Beta TestingvsFeature Adoption
A side-by-side breakdown of Beta Testing and Feature Adoption — what they measure, common mistakes, and when to use each one.
The Concept
Beta testing is the phase of software development where a nearly finished product is released to a limited group of real users in a real-world environment. It bridges the gap between internal quality assurance (Alpha) and general availability (GA), serving two distinct purposes: uncovering edge-case technical bugs that only massive scale can reveal, and validating that the product actually solves the user's problem before expensive marketing begins.
Feature adoption measures the percentage of your total user base that actively and repeatedly utilizes a specific feature within your product. Shipping code to production is only 10% of the job; driving users to actually discover, understand, and form habits around that code is the other 90%. A powerful feature that nobody uses is functionally identical to a feature that doesn't exist.
The Trap
The trap is treating a Beta test like a marketing launch. Startups often announce an 'Open Beta' to the press to generate hype, only for thousands of curious users to encounter a buggy product, permanently damaging the brand reputation. A true beta is a controlled experiment, not a PR stunt.

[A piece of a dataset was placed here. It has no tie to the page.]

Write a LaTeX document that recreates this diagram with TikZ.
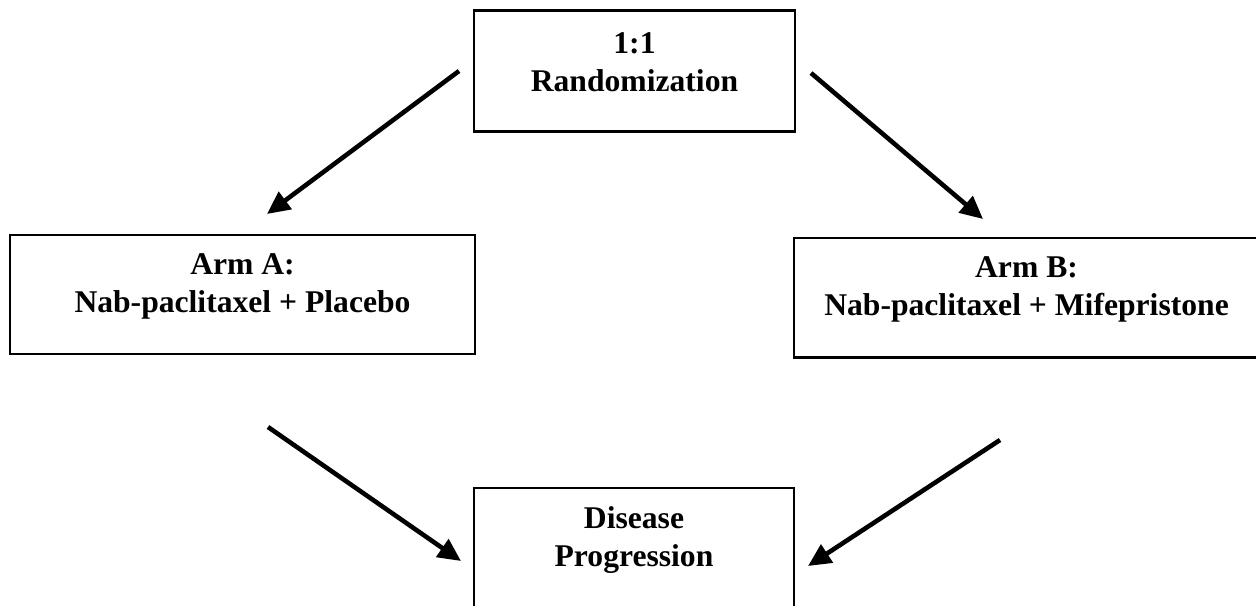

The 'Build It And They Will Come' fallacy. Teams spend 3 months building a massive feature, put a tiny 'New!' badge on a dropdown menu, send one generic email blast, and then are shocked when exact tracking shows that only 1.2% of DAUs have interacted with it. In-app navigation blindness is real; users ignore UI changes that interrupt their established workflows.
The Action
Run a 'Closed Beta' first. Hand-select 50-100 high-forgiveness users who desperately need your solution. Create a dedicated Slack or Discord channel for direct communication. Do not release to the general public until you have gone one full week without a critical crash reporter alert.
Calculate adoption using a strict funnel: Exposed (saw the UI) -> Activated (used it once) -> Retained (used it >3 times). Instead of a passive tooltip, implement contextual, trigger-based onboarding. Only show the feature tutorial to the user at the exact moment they are engaged in the workflow that the feature optimizes.